May (2002)

06-May-2002May Dove Canady’s upbringing is eerily very similar to Michael Myers. While there isn’t a hint of abuse or neglect in the opening shots that chronicle life as a child in her family house hold, we get the sense that the somewhat grating goal for perfection is the key to May’s abundant madness and psychosis. When we meet May, she’s a fairly normal and meek child who has been inflicted with a lazy eye that gives her poor sight. Though it’s a small imperfection that can be adjusted over time, her mother spends a majority of the time focusing on the imperfection to notice May is a very beautiful young girl. Though she doesn’t entirely experience unusual cruelty for her small affliction, the abundant idealizing of her mother, as well as the fawning over a china doll that is clearly the manifestation of what her mother originally pictures would be May, causes her to grow in to an isolated and mal adjusted young woman.

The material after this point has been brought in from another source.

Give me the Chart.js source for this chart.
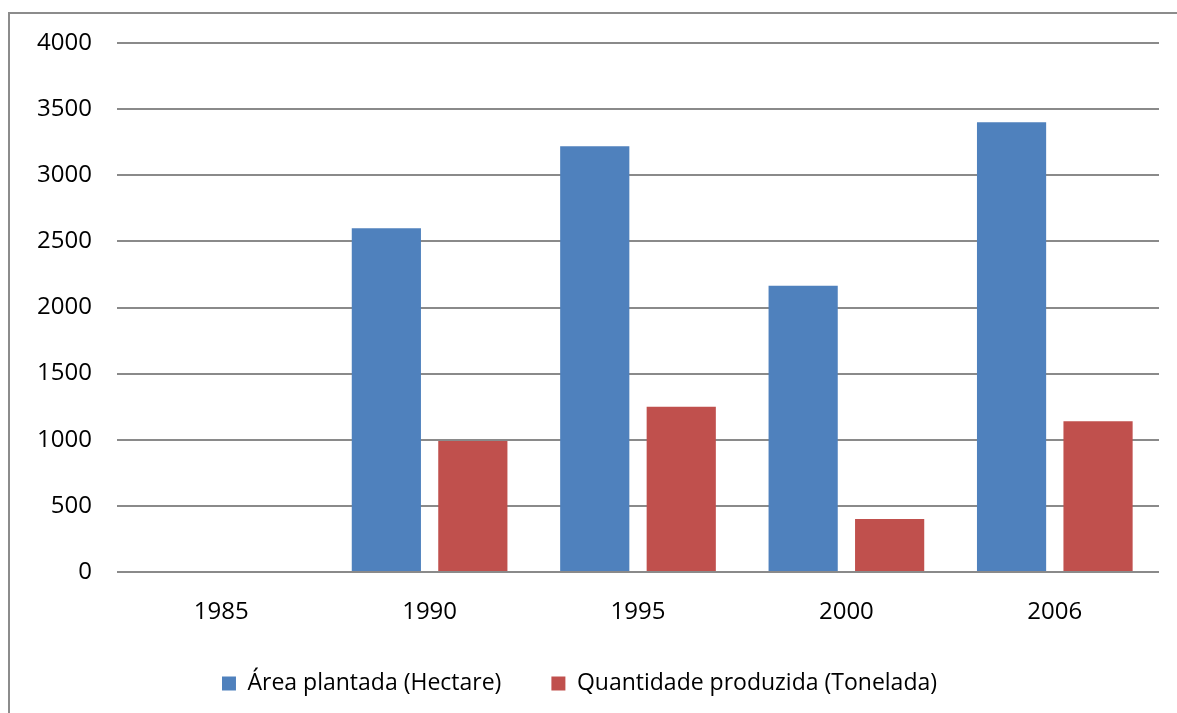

Obsessed with death and her China doll, May is a woman who has grown up against her mother’s values. She instead obsesses over everyone in her life’s minor perfections, unaware that deep down they’re imperfect and flawed human beings. Setting herself up for a crushing blow from the very beginning, May is a girl who can not take her eyes off of her friends and acquaintance’s superficial qualities to actually realize that they’re not people she really should be wasting her time with. Most of “May” is spent on the title character’s relationship with a young mechanic named Adam, who forms a fascination with May after running in to her a few times in calculated encounters by her, and soon grows a bond with her.

As he soon discovers May is a young girl who is simply hell bent on never quite taking anything slowly, and Adam gets more than he bargained for with her. What many audiences will assume is a sociopathy and sadistic tick by May is actually a hint of May doing whatever it takes to achieve perfection in her partners’ eyes, unwilling to use her own advantages in her personal relationships. When she notices Adam has a taste for rough sex and grue, she obliges much to his disbelief, and when she notices her co-worker Polly (Anna Faris in a memorable supporting performance) is a promiscuous lesbian obsessed with sex, May does whatever she can to obtain a perfection for her. Angela Bettis gives a remarkable performance as the beautiful but utterly flawed young girl dealing with her perceptions of perfection while trying to fit in to a world she simply has no place in.

From minute one, May is a ticking time bomb, and director Lucky McKee’s exploration of her inevitable massive explosion is shocking. The final twenty minutes are absolutely mind-blowing as May seeks to create her very own perfect being that she could hopefully accept in to her life. When Lucky McKee finally unravels the last layer of May’s lingering sanity for the audience, he doesn’t so much deliver a bang as he does a whisper that travels down the spine of his audience. May’s journey to find her perfect mate is quiet and absolutely uneasy and the truly key moments in May’s own mission to complete her inner desire are played with nary an exploitative tone.

The most disturbing moment in the film involving a throat slitting is so silent and absolutely fleeting that it’s both awe inspiring and gruesome. May often seems like someone who is absolutely psychotic and void of any conscience, but McKee paints her as a tragic character who would do anything to obtain perfection in the eyes of others, no matter what. “May” is a wonderful and powerful statement on the struggle for perfection and acceptance, and what lengths many of us will go through for it. Even the mentally unstable ones. A marvelous cinematic debut from director Lucky McKee, “May” is a tragic and gut wrenching look at a girl who would do anything to become the ideal person for the people in her life, and eventually unwound from the aftermath of imperfection and idealistic visions of our loved ones.